YOUR GOAL ▸ State the number of lines that include the string "code", and write nothing else.

DATA TO PROCESS ▸
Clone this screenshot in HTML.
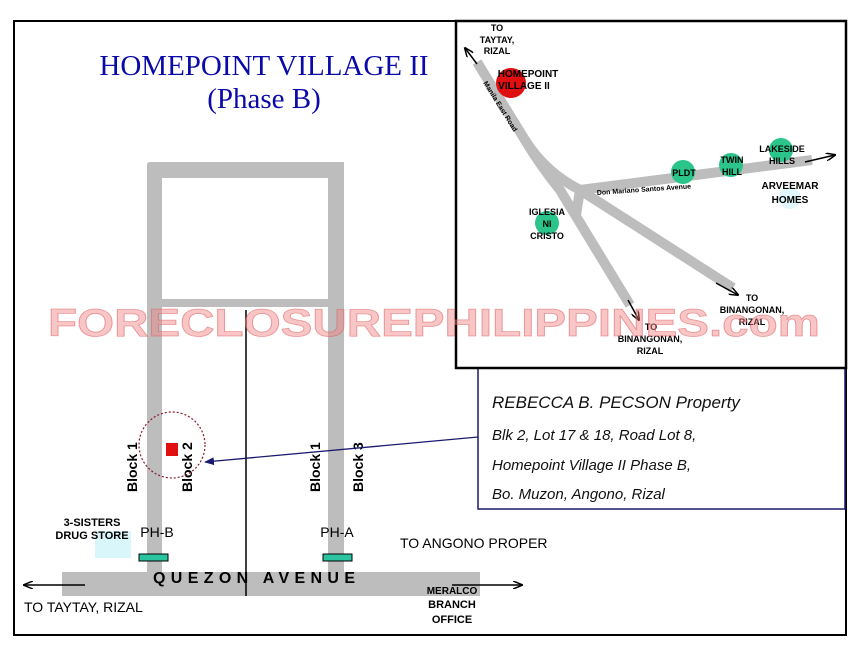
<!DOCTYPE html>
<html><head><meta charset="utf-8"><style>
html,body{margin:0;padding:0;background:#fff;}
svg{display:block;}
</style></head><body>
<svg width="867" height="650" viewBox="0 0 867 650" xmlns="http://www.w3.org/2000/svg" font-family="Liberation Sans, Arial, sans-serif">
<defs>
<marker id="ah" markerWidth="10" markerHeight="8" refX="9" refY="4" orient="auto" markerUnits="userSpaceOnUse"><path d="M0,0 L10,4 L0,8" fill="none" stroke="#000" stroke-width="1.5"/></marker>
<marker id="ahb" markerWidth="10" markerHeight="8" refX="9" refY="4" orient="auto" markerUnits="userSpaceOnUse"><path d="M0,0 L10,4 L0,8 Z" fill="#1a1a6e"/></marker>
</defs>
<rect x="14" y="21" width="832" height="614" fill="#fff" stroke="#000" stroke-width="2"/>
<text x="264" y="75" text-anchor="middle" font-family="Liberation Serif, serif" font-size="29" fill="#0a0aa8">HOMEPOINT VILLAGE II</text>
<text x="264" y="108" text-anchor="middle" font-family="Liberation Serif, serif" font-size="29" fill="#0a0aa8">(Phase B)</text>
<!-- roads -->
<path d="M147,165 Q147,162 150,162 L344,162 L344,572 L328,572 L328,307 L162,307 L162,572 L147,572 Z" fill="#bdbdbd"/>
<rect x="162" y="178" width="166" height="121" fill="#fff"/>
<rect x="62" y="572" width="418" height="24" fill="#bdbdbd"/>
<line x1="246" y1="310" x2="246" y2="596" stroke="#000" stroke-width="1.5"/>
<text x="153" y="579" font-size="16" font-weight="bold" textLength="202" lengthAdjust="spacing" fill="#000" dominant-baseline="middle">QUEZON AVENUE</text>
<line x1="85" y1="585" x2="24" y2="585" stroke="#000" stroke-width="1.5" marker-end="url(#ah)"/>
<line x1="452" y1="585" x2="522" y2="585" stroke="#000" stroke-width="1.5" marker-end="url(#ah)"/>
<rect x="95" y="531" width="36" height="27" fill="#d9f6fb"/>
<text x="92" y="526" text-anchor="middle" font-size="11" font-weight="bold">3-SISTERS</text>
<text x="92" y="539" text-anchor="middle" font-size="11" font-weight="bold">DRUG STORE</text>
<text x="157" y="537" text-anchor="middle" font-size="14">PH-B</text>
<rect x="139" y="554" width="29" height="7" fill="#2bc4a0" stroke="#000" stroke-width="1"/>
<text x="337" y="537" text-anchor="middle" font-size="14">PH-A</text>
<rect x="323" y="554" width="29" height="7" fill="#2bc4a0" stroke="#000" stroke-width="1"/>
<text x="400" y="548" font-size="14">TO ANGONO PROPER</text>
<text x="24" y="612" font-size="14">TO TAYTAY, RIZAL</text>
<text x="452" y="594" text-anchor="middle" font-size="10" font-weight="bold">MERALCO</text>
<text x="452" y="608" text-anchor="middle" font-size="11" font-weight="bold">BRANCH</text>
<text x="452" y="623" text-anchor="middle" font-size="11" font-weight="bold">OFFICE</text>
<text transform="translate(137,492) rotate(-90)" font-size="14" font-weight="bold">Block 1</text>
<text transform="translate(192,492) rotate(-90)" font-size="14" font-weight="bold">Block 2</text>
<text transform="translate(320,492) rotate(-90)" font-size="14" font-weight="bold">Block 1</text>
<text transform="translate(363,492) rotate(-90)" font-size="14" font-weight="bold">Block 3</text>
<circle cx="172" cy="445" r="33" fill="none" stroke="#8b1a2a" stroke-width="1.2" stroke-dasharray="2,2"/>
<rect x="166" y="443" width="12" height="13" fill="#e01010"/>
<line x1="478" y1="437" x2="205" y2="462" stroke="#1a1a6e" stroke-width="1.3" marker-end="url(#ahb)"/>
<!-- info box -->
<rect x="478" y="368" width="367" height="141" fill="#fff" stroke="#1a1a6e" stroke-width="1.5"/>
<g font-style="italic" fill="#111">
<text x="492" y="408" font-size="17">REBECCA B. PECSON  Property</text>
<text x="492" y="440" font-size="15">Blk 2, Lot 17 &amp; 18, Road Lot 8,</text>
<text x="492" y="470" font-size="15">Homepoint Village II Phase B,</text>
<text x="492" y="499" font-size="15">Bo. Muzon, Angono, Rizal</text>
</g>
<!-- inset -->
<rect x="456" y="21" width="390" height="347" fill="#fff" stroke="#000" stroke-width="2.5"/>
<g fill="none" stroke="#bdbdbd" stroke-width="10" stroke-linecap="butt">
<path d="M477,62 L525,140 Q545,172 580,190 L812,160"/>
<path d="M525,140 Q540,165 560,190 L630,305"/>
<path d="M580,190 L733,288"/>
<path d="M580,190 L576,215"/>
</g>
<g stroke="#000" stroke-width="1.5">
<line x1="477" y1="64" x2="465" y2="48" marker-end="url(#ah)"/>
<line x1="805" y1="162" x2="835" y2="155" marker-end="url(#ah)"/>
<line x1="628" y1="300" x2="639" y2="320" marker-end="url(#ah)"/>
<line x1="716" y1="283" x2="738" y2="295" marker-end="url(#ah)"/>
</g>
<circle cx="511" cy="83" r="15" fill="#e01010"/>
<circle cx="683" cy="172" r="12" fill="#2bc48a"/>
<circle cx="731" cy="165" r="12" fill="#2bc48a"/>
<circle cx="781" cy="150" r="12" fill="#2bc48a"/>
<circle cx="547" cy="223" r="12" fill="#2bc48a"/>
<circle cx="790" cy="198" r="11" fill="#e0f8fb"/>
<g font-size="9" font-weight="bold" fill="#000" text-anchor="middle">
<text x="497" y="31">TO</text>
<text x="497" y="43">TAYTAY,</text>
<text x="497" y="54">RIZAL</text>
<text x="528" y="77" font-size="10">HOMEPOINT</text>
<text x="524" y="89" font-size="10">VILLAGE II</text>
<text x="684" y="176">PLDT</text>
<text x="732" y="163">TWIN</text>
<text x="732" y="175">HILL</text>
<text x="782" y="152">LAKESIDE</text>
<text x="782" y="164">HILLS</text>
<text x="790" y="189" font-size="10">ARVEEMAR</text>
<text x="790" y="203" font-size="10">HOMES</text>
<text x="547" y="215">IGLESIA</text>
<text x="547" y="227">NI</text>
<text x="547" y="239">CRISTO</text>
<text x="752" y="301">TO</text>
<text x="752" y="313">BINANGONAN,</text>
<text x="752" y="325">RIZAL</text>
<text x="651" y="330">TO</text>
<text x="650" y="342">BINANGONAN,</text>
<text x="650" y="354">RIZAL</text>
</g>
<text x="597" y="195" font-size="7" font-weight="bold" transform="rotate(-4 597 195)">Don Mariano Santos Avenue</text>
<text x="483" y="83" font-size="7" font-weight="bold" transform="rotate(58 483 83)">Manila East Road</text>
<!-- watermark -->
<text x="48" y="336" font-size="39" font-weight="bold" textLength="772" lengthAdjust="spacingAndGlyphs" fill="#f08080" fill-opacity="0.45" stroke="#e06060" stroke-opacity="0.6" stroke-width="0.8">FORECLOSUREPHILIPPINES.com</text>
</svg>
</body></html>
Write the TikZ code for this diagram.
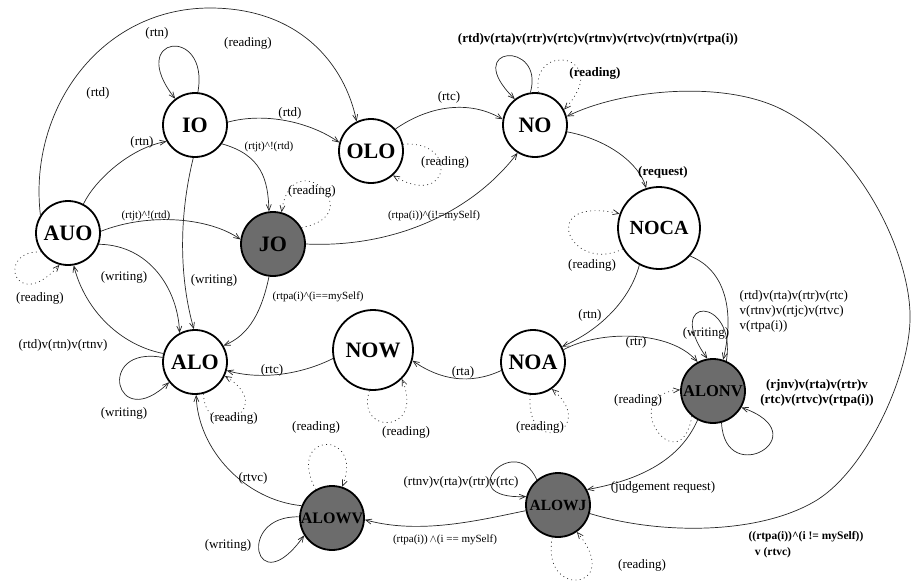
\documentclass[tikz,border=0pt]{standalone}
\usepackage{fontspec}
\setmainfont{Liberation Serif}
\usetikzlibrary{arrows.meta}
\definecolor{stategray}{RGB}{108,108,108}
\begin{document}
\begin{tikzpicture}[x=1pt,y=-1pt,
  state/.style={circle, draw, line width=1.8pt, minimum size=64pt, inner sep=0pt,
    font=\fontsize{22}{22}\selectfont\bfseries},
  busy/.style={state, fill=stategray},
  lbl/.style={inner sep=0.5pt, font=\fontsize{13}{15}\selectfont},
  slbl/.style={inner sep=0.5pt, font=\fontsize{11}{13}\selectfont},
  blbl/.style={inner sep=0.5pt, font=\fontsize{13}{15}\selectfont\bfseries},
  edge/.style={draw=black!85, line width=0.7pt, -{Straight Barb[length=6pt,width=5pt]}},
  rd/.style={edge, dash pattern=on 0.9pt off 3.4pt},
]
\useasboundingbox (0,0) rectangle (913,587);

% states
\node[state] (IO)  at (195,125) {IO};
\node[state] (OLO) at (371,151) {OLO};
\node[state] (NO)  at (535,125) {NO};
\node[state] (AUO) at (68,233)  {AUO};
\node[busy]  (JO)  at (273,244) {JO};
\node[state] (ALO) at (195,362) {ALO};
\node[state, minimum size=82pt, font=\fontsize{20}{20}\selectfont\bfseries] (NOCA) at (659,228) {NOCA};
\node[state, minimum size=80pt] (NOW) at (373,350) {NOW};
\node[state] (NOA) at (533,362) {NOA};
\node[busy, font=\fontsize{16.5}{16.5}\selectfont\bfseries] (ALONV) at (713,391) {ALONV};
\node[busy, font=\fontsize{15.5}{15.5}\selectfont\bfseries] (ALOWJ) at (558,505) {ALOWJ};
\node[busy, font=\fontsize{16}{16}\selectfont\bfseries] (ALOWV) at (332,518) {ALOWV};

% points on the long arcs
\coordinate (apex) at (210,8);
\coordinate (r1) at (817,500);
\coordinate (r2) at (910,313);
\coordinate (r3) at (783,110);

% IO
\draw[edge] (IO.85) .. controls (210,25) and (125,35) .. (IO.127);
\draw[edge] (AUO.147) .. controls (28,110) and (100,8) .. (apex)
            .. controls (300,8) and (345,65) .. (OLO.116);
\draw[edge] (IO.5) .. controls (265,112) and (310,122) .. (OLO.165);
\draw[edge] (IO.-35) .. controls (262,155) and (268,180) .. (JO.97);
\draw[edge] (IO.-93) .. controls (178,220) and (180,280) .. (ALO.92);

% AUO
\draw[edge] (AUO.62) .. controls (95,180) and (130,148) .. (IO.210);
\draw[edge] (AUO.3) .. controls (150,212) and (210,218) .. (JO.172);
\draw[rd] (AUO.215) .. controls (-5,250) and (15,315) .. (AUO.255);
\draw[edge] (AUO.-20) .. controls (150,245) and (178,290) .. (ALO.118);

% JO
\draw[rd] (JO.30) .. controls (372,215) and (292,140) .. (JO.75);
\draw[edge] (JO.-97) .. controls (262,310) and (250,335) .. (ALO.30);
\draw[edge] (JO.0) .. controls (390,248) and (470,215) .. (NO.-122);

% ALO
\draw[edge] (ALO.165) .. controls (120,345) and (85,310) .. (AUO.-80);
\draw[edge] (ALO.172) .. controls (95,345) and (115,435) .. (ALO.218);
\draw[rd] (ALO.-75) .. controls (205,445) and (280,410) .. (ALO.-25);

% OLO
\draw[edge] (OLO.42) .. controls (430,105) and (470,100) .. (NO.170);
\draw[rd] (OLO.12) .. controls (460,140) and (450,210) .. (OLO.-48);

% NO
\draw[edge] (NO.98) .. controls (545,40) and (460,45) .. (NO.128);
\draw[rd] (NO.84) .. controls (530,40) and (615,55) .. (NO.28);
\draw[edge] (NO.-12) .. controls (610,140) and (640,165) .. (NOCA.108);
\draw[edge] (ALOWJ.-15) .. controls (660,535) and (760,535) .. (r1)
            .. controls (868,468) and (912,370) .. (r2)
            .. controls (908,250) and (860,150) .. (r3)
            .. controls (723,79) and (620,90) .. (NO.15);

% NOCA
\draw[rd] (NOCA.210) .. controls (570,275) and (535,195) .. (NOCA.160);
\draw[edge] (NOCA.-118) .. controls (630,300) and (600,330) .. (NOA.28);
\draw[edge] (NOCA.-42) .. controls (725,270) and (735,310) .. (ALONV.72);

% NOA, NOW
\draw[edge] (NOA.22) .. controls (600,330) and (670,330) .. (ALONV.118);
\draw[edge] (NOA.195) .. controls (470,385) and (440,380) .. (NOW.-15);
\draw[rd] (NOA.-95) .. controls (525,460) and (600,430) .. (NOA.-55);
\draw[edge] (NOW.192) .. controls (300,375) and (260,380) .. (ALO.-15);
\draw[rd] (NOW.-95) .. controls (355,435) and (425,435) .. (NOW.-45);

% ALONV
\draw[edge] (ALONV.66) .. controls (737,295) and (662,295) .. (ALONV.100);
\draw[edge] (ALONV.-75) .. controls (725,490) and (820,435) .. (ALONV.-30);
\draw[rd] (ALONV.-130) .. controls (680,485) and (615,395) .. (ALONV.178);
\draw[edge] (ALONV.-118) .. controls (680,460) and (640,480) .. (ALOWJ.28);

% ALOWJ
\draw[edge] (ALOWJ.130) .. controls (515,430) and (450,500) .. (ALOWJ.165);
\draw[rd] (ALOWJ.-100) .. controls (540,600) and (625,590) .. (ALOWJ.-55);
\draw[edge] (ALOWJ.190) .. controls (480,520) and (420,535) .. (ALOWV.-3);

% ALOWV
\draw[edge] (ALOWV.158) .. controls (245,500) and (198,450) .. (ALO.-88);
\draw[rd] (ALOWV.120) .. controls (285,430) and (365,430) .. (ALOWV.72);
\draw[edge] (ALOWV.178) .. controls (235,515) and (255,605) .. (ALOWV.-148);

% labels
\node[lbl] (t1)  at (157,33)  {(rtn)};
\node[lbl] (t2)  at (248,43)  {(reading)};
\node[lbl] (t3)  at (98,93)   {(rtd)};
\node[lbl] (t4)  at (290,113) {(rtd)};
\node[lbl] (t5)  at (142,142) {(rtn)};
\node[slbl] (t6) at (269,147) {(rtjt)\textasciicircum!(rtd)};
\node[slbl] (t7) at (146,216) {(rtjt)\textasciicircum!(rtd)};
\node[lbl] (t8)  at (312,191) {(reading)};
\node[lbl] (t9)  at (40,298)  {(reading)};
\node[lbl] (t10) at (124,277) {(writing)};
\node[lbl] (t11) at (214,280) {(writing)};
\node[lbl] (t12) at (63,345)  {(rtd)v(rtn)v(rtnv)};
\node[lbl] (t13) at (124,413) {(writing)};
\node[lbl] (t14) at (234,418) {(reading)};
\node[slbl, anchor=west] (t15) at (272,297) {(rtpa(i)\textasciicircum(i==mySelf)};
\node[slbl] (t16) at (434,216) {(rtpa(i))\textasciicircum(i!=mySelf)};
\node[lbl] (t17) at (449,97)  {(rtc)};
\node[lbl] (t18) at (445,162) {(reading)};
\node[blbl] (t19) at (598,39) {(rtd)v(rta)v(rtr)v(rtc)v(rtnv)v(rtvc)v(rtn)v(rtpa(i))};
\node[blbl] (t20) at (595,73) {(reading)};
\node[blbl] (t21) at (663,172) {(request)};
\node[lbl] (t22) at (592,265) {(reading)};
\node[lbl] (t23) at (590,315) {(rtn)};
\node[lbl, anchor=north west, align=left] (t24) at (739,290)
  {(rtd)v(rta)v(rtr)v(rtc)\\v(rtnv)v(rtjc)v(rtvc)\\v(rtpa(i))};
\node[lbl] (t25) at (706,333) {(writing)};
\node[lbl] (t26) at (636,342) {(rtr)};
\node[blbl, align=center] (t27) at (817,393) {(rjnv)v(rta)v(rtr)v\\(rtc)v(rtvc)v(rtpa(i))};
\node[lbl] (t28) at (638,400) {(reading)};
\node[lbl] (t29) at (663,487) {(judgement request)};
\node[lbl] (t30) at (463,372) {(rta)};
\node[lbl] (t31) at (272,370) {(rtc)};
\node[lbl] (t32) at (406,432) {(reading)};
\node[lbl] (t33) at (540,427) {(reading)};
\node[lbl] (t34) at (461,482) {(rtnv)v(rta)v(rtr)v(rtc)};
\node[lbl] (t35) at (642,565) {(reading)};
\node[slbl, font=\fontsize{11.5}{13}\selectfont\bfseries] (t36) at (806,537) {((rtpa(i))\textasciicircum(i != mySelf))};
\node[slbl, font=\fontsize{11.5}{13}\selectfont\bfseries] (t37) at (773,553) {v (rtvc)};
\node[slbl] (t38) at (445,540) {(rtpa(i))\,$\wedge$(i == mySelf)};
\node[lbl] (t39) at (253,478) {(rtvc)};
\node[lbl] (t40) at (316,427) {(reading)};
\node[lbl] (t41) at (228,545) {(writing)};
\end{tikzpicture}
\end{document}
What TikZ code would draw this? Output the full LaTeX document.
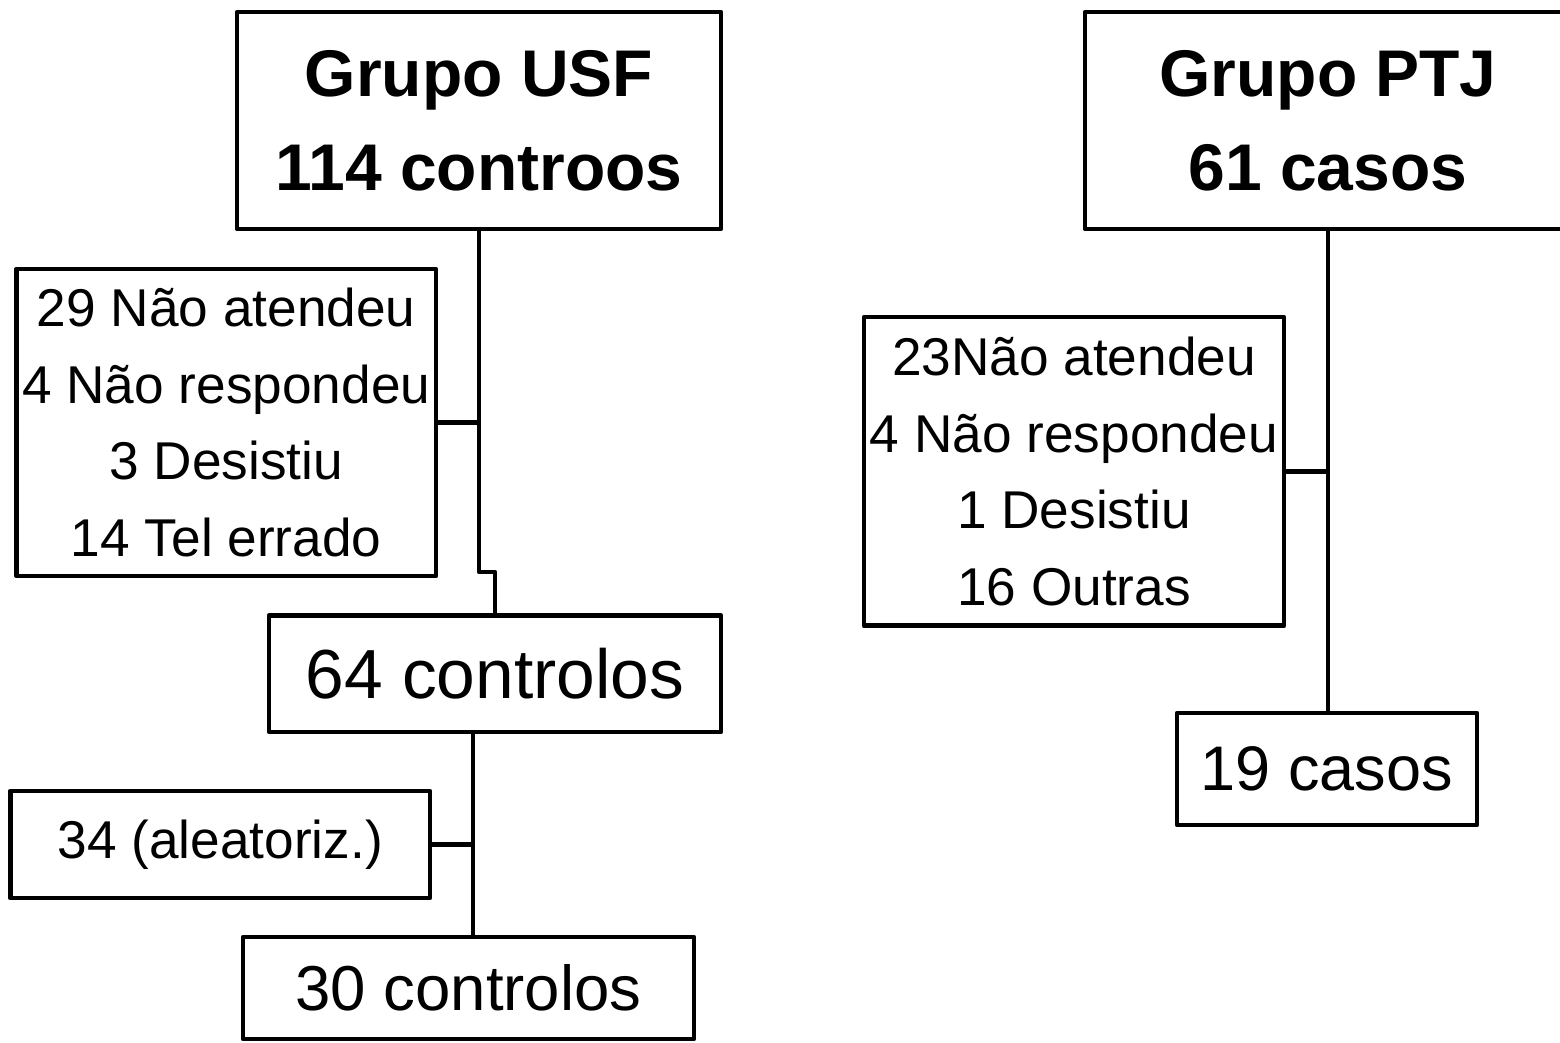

WRITTEN REPLY ▸ 2